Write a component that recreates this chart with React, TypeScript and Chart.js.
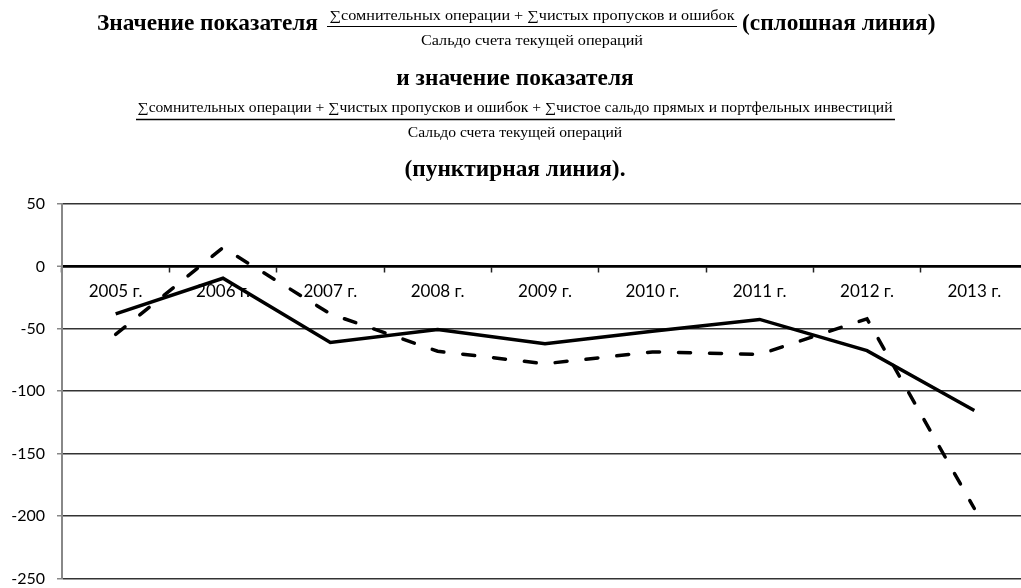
import React, { useEffect, useRef } from "react";
import { Chart, registerables } from "chart.js";

Chart.register(...registerables);

const categories = ["2005 г.", "2006 г.", "2007 г.", "2008 г.", "2009 г.", "2010 г.", "2011 г.", "2012 г.", "2013 г."];
const solidValues = [-38, -9.5, -61, -50.5, -62, -52, -42.5, -67.5, -115.5];
const dashedValues = [-54.5, 15, -38, -68, -78, -68.5, -70.5, -42, -194];
const yMin = -250;
const yMax = 50;
const yStep = 50;

const titleLead = "Значение показателя";
const titleSolid = "(сплошная линия)";
const titleLine2 = "и значение показателя";
const titleDashed = "(пунктирная линия).";
const numerator1 = "∑сомнительных операции + ∑чистых пропусков и ошибок";
const numerator2 = "∑сомнительных операции + ∑чистых пропусков и ошибок + ∑чистое сальдо прямых и портфельных инвестиций";
const denominator = "Сальдо счета текущей операций";

const BOLD = "bold 24px 'Liberation Serif', 'Times New Roman', serif";
const REG = "14px 'Liberation Serif', 'Times New Roman', serif";

function drawScaled(ctx: CanvasRenderingContext2D, text: string, font: string, x: number, y: number, sx: number, align: "left" | "center") {
  ctx.save();
  ctx.font = font;
  ctx.textBaseline = "middle";
  ctx.textAlign = align;
  ctx.fillStyle = "#000";
  ctx.translate(x, y);
  ctx.scale(sx, 1);
  ctx.fillText(text, 0, 0);
  ctx.restore();
}

function scaleFor(ctx: CanvasRenderingContext2D, text: string, font: string, width: number) {
  ctx.save();
  ctx.font = font;
  const w = ctx.measureText(text).width;
  ctx.restore();
  return width / w;
}

function hLine(ctx: CanvasRenderingContext2D, x1: number, x2: number, y: number, w: number) {
  ctx.save();
  ctx.strokeStyle = "#000";
  ctx.lineWidth = w;
  ctx.beginPath();
  ctx.moveTo(x1, y);
  ctx.lineTo(x2, y);
  ctx.stroke();
  ctx.restore();
}

const titlePlugin = {
  id: "formulaTitle",
  beforeDraw(chart: any) {
    const ctx: CanvasRenderingContext2D = chart.ctx;
    const sb = scaleFor(ctx, titleLead, BOLD, 221);
    drawScaled(ctx, titleLead, BOLD, 97, 24, sb, "left");
    drawScaled(ctx, titleSolid, BOLD, 742, 24, sb, "left");
    drawScaled(ctx, titleLine2, BOLD, 515, 79, sb, "center");
    drawScaled(ctx, titleDashed, BOLD, 515, 170, sb, "center");

    const s1 = scaleFor(ctx, numerator1, REG, 405);
    drawScaled(ctx, numerator1, REG, 532, 16, s1, "center");
    drawScaled(ctx, denominator, REG, 532, 41, s1, "center");
    hLine(ctx, 327, 737, 26.5, 1);

    const s2 = scaleFor(ctx, numerator2, REG, 755);
    drawScaled(ctx, numerator2, REG, 515, 108, s2, "center");
    drawScaled(ctx, denominator, REG, 515, 133, s2, "center");
    hLine(ctx, 136, 895, 119.5, 1.5);
  },
};

export default function App() {
  const ref = useRef<HTMLCanvasElement>(null);
  useEffect(() => {
    if (!ref.current) return;
    const chart = new Chart(ref.current, {
      type: "line",
      data: {
        labels: categories,
        datasets: [
          {
            label: "dashed",
            data: dashedValues,
            borderColor: "#000",
            borderWidth: 3.5,
            borderDash: [12, 19],
            borderCapStyle: "round",
            pointRadius: 0,
            fill: false,
            tension: 0,
          },
          {
            label: "solid",
            data: solidValues,
            borderColor: "#000",
            borderWidth: 3.5,
            pointRadius: 0,
            fill: false,
            tension: 0,
          },
        ],
      },
      options: {
        responsive: false,
        animation: false,
        devicePixelRatio: 1,
        layout: { padding: { left: 0, top: 204, right: 12, bottom: 18 } },
        plugins: { legend: { display: false }, tooltip: { enabled: false }, title: { display: false } },
        scales: {
          x: {
            type: "category",
            offset: true,
            position: { y: 0 },
            grid: {
              offset: true,
              drawOnChartArea: false,
              drawTicks: true,
              tickLength: 5,
              tickColor: "#222",
              tickWidth: 1.5,
            },
            border: { display: true, color: "#000", width: 2.5 },
            ticks: {
              color: "#000",
              padding: 10,
              maxRotation: 0,
              autoSkip: false,
              font: { family: "Lato, 'Open Sans', sans-serif", size: 17 },
            },
          },
          y: {
            min: yMin,
            max: yMax,
            afterFit(scale: any) {
              scale.width = 62;
            },
            grid: {
              color: (c: any) => (c.tick && c.tick.value === 0 ? "#000" : "#333"),
              lineWidth: (c: any) => (c.tick && c.tick.value === 0 ? 2.5 : 1.5),
              tickColor: "#888",
              tickLength: 5,
              tickWidth: 1.5,
            },
            border: { display: true, color: "#888", width: 2 },
            ticks: {
              stepSize: yStep,
              color: "#000",
              padding: 12,
              font: { family: "Lato, 'Open Sans', sans-serif", size: 16 },
            },
          },
        },
      },
      plugins: [titlePlugin],
    } as any);
    return () => chart.destroy();
  }, []);
  return (
    <div style={{ position: "absolute", left: 0, top: 0, width: 1021, height: 588, overflow: "hidden", background: "#fff" }}>
      <canvas ref={ref} width={1040} height={600} style={{ display: "block" }} />
    </div>
  );
}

------------------------

#### The task
Starting with the first line of the data above and ending with the line containing "Chart.register(...registerables);", please restate every line exactly, leaving images out.

#### Solution
Write a component that recreates this chart with React, TypeScript and Chart.js.
import React, { useEffect, useRef } from "react";
import { Chart, registerables } from "chart.js";

Chart.register(...registerables);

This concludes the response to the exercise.